**Short task:** Without the pictures, output the lines of the material from the very first through the one that holds "ax_r = fig.add_axes([0.5395, 0.0924, 0.4564, 0.8352])".

**Exercise material:**
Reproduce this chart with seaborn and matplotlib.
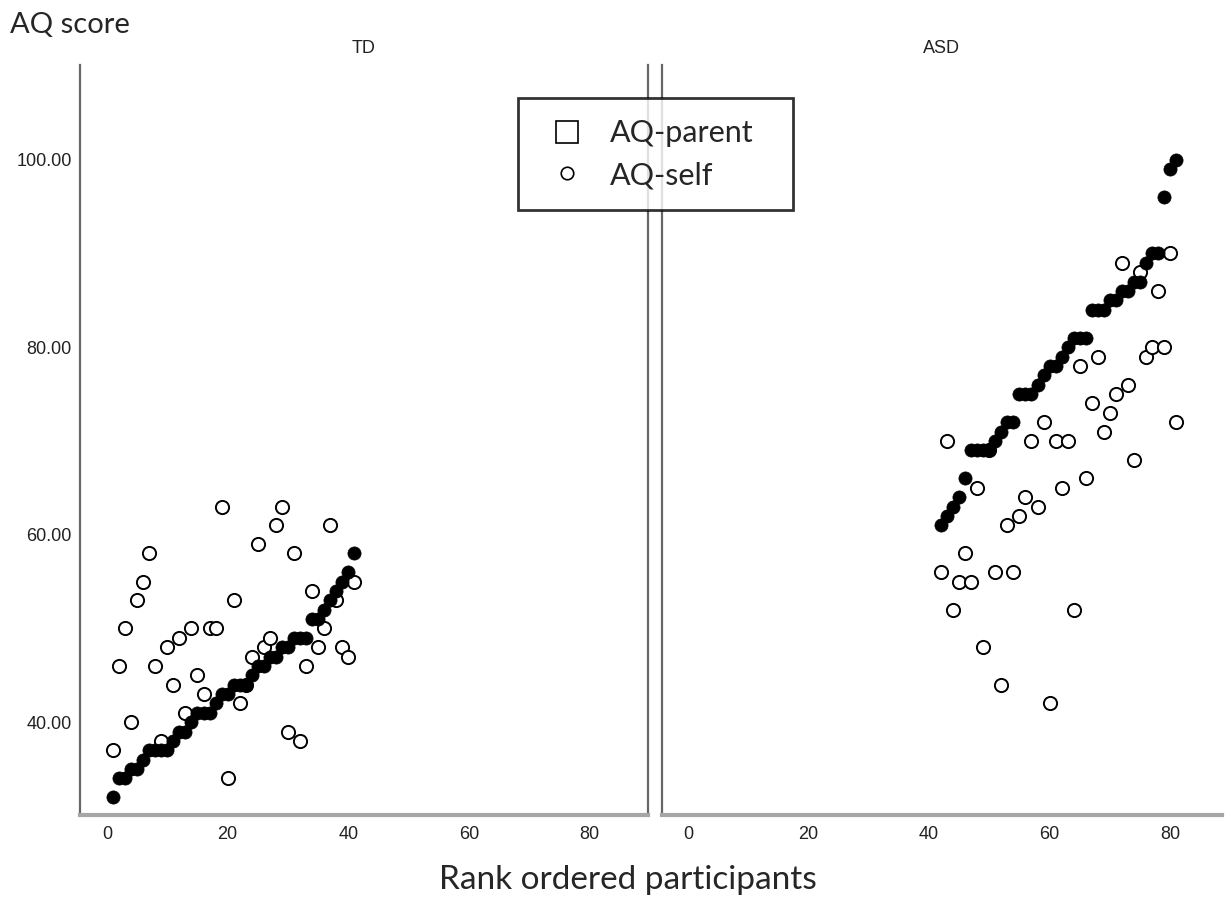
import pandas as pd
import matplotlib.pyplot as plt
import seaborn as sns
import numpy as np
from matplotlib.lines import Line2D

# rank ordered participants (by parent score)
td_rank = list(range(1, 42))
td_parent = [32, 34, 34, 35, 35, 36, 37, 37, 37, 37, 38, 39, 39, 40, 41, 41, 41, 42, 43, 43,
             44, 44, 44, 45, 46, 46, 47, 47, 48, 48, 49, 49, 49, 51, 51, 52, 53, 54, 55, 56, 58]
td_self = [37, 46, 50, 40, 53, 55, 58, 46, 38, 48, 44, 49, 41, 50, 45, 43, 50, 50, 63, 34,
           53, 42, 44, 47, 59, 48, 49, 61, 63, 39, 58, 38, 46, 54, 48, 50, 61, 53, 48, 47, 55]

asd_rank = list(range(42, 82))
asd_parent = [61, 62, 63, 64, 66, 69, 69, 69, 69, 70, 71, 72, 72, 75, 75, 75, 76, 77, 78, 78,
              79, 80, 81, 81, 81, 84, 84, 84, 85, 85, 86, 86, 87, 87, 89, 90, 90, 96, 99, 100]
asd_self = [56, 70, 52, 55, 58, 55, 65, 48, 69, 56, 44, 61, 56, 62, 64, 70, 63, 72, 42, 70,
            65, 70, 52, 78, 66, 74, 79, 71, 73, 75, 89, 76, 68, 88, 79, 80, 86, 80, 90, 72]

groups = ['TD', 'ASD']
x_ticks = [0, 20, 40, 60, 80]
y_ticks = [40, 60, 80, 100]

df = pd.concat([
    pd.DataFrame({'rank': td_rank, 'parent': td_parent, 'self': td_self, 'group': 'TD'}),
    pd.DataFrame({'rank': asd_rank, 'parent': asd_parent, 'self': asd_self, 'group': 'ASD'}),
])

sns.set_style('white')
plt.rcParams['font.family'] = ['Liberation Sans', 'DejaVu Sans']

fig = plt.figure(figsize=(12.27, 8.98), dpi=100)
ax_l = fig.add_axes([0.0652, 0.0924, 0.4629, 0.8352])
ax_r = fig.add_axes([0.5395, 0.0924, 0.4564, 0.8352])

for ax, grp, xlim in [(ax_l, 'TD', (-4.48, 89.7)), (ax_r, 'ASD', (-4.3, 88.6))]:
    d = df[df['group'] == grp]
    sns.scatterplot(data=d, x='rank', y='self', ax=ax, s=90, marker='o',
                    facecolor='white', edgecolor='black', linewidth=1.4, zorder=3)
    sns.scatterplot(data=d, x='rank', y='parent', ax=ax, s=90, marker='o',
                    color='black', edgecolor='black', linewidth=0.5, zorder=4)
    ax.set_xlim(*xlim)
    ax.set_ylim(30.1, 110.1)
    ax.set_xticks(x_ticks)
    ax.set_yticks(y_ticks)
    ax.set_xlabel('')
    ax.set_ylabel('')
    ax.tick_params(axis='both', length=0, labelsize=13, colors='#222222')
    ax.tick_params(axis='x', pad=8)
    ax.tick_params(axis='y', pad=6)
    ax.spines['top'].set_visible(False)
    ax.spines['bottom'].set_color('#a6a6a6')
    ax.spines['bottom'].set_linewidth(3)
    ax.spines['left'].set_color('#666666')
    ax.spines['left'].set_linewidth(1.6)
    ax.spines['right'].set_color('#666666')
    ax.spines['right'].set_linewidth(1.6)
    ax.set_title(grp, fontsize=13, pad=9, color='#222222')

ax_l.yaxis.set_major_formatter(plt.FuncFormatter(lambda v, p: f'{v:.2f}'))
ax_r.spines['right'].set_visible(False)
ax_r.tick_params(axis='y', labelleft=False)

fig.text(0.008, 0.972, 'AQ score', fontsize=21, family=['Lato', 'DejaVu Sans'], va='center')
fig.text(0.512, 0.02, 'Rank ordered participants', fontsize=24, family=['Lato', 'DejaVu Sans'],
         ha='center', va='center')

handles = [
    Line2D([], [], marker='s', linestyle='none', markersize=16, markerfacecolor='white',
           markeredgecolor='black', markeredgewidth=1.2),
    Line2D([], [], marker='o', linestyle='none', markersize=9, markerfacecolor='white',
           markeredgecolor='black', markeredgewidth=1.2),
]
leg = fig.legend(handles, ['AQ-parent', 'AQ-self'], loc='upper left',
                 bbox_to_anchor=(0.422, 0.768, 0.224, 0.123), mode='expand',
                 frameon=True, fancybox=False,
                 prop={'family': ['Lato', 'DejaVu Sans'], 'size': 22},
                 borderpad=0.7, handlelength=1.8, handletextpad=0.5,
                 labelspacing=0.45, borderaxespad=0)
leg.get_frame().set_edgecolor('black')
leg.get_frame().set_linewidth(2)

fig.savefig('out.png', dpi=100)
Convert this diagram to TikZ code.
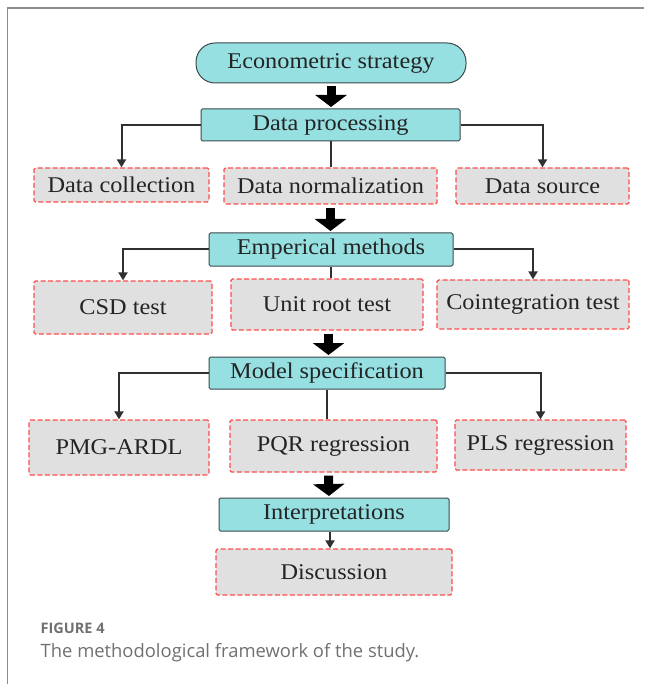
\documentclass[tikz,border=0pt]{standalone}
\usepackage{fontspec}
\setmainfont{Liberation Serif}[FakeStretch=1.08]
\newfontfamily\capfont{Open Sans}
\usepackage{xcolor}
\usepackage{tikz}
\usetikzlibrary{shapes,arrows.meta,positioning,calc}
\definecolor{econteal}{RGB}{150,224,226}
\definecolor{econedge}{RGB}{60,72,74}
\definecolor{econred}{RGB}{255,76,76}
\definecolor{econgrey}{RGB}{224,224,224}
\definecolor{econtext}{RGB}{36,36,36}
\definecolor{econline}{RGB}{48,48,48}
\definecolor{framegray}{RGB}{140,140,140}
\definecolor{capgray}{RGB}{112,112,112}
\tikzset{
    block/.style={rectangle, draw=econedge, fill=econteal, line width=1pt, rounded corners=1.5pt, text=econtext, font=\fontsize{22.5}{27}\selectfont, inner sep=0pt},
    term/.style={block, rounded corners=19pt},
    dashbox/.style={rectangle, draw=econred, fill=econgrey, line width=1.3pt, rounded corners=1.5pt, dash pattern=on 5pt off 2.5pt, text=econtext, font=\fontsize{22.5}{27}\selectfont, inner sep=0pt},
    line/.style={draw=econline, line width=2pt, -{Triangle[length=8pt,width=9pt]}},
    plain/.style={draw=econline, line width=2pt},
    fat/.style={draw=black, line width=9pt, -{Triangle[length=12pt,width=31pt]}, shorten <=3pt, shorten >=1.5pt}
}
\begin{document}
\begin{tikzpicture}[x=1pt, y=-1pt]
    \useasboundingbox (0,0) rectangle (644,684);
    % Frame
    \draw [framegray, line width=1.5pt] (7.5,684) -- (7.5,8) -- (644,8);

    % Main steps
    \node [term, minimum width=270pt, minimum height=40pt] (strategy) at (331,63) {Econometric strategy};
    \node [block, minimum width=259pt, minimum height=32pt] (process) at (330.5,125) {Data processing};
    \node [block, minimum width=244pt, minimum height=33pt] (empirical) at (331,249.5) {Emperical methods};
    \node [block, minimum width=236pt, minimum height=32pt] (model) at (327,373) {Model specification};
    \node [block, minimum width=230pt, minimum height=33pt] (interp) at (334,514.5) {Interpretations};

    % Data steps
    \node [dashbox, minimum width=175pt, minimum height=34pt] (collect) at (121.5,185) {Data collection};
    \node [dashbox, minimum width=213pt, minimum height=36pt] (normal) at (330.5,186) {Data normalization};
    \node [dashbox, minimum width=173pt, minimum height=36pt] (source) at (542.5,186) {Data source};

    % Tests
    \node [dashbox, minimum width=178pt, minimum height=53pt] (csd) at (123,307.5) {CSD test};
    \node [dashbox, minimum width=192pt, minimum height=51pt] (unitroot) at (327,304.5) {Unit root test};
    \node [dashbox, minimum width=192pt, minimum height=49pt] (coint) at (533,304.5) {Cointegration test};

    % Models
    \node [dashbox, minimum width=180pt, minimum height=55pt] (pmg) at (119,447.5) {PMG-ARDL};
    \node [dashbox, minimum width=207pt, minimum height=52pt] (pqr) at (333.5,446) {PQR regression};
    \node [dashbox, minimum width=171pt, minimum height=50pt] (pls) at (540.5,445) {PLS regression};

    \node [dashbox, minimum width=236pt, minimum height=46pt] (discuss) at (334,572) {Discussion};

    % Caption
    \node [anchor=base west, inner sep=0pt, text=capgray, font=\capfont\bfseries\fontsize{14.5}{16}\selectfont] (figlabel) at (40.5,633) {FIGURE 4};
    \node [anchor=base west, inner sep=0pt, text=capgray, font=\capfont\fontsize{18.4}{22}\selectfont] (figcaption) at (40.5,657) {The methodological framework of the study.};

    % Connections
    \path [fat] (strategy.south) -- (strategy.south |- process.north);
    \path [fat] (normal.south) -- (normal.south |- empirical.north);
    \path [fat] ([xshift=1.5pt]unitroot.south) -- ([xshift=1.5pt]model.north);
    \path [fat] ([xshift=-5pt]pqr.south) -- ([xshift=-5pt]interp.north);

    \path [line] (process.west) -| (collect.north);
    \path [line] (process.east) -| (source.north);
    \path [plain] (process.south) -- (process.south |- normal.north);

    \path [line] (empirical.west) -| (csd.north);
    \path [line] (empirical.east) -| (coint.north);
    \path [plain] (empirical.south) -- (empirical.south |- unitroot.north);

    \path [line] (model.west) -| (pmg.north);
    \path [line] (model.east) -| (pls.north);
    \path [plain] (model.south) -- (model.south |- pqr.north);

    \path [line] ([xshift=-4pt]interp.south) -- ([xshift=-4pt]discuss.north);
\end{tikzpicture}
\end{document}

**Result:**
Reproduce this chart with seaborn and matplotlib.
import pandas as pd
import matplotlib.pyplot as plt
import seaborn as sns
import numpy as np
from matplotlib.lines import Line2D

# rank ordered participants (by parent score)
td_rank = list(range(1, 42))
td_parent = [32, 34, 34, 35, 35, 36, 37, 37, 37, 37, 38, 39, 39, 40, 41, 41, 41, 42, 43, 43,
             44, 44, 44, 45, 46, 46, 47, 47, 48, 48, 49, 49, 49, 51, 51, 52, 53, 54, 55, 56, 58]
td_self = [37, 46, 50, 40, 53, 55, 58, 46, 38, 48, 44, 49, 41, 50, 45, 43, 50, 50, 63, 34,
           53, 42, 44, 47, 59, 48, 49, 61, 63, 39, 58, 38, 46, 54, 48, 50, 61, 53, 48, 47, 55]

asd_rank = list(range(42, 82))
asd_parent = [61, 62, 63, 64, 66, 69, 69, 69, 69, 70, 71, 72, 72, 75, 75, 75, 76, 77, 78, 78,
              79, 80, 81, 81, 81, 84, 84, 84, 85, 85, 86, 86, 87, 87, 89, 90, 90, 96, 99, 100]
asd_self = [56, 70, 52, 55, 58, 55, 65, 48, 69, 56, 44, 61, 56, 62, 64, 70, 63, 72, 42, 70,
            65, 70, 52, 78, 66, 74, 79, 71, 73, 75, 89, 76, 68, 88, 79, 80, 86, 80, 90, 72]

groups = ['TD', 'ASD']
x_ticks = [0, 20, 40, 60, 80]
y_ticks = [40, 60, 80, 100]

df = pd.concat([
    pd.DataFrame({'rank': td_rank, 'parent': td_parent, 'self': td_self, 'group': 'TD'}),
    pd.DataFrame({'rank': asd_rank, 'parent': asd_parent, 'self': asd_self, 'group': 'ASD'}),
])

sns.set_style('white')
plt.rcParams['font.family'] = ['Liberation Sans', 'DejaVu Sans']

fig = plt.figure(figsize=(12.27, 8.98), dpi=100)
ax_l = fig.add_axes([0.0652, 0.0924, 0.4629, 0.8352])
ax_r = fig.add_axes([0.5395, 0.0924, 0.4564, 0.8352])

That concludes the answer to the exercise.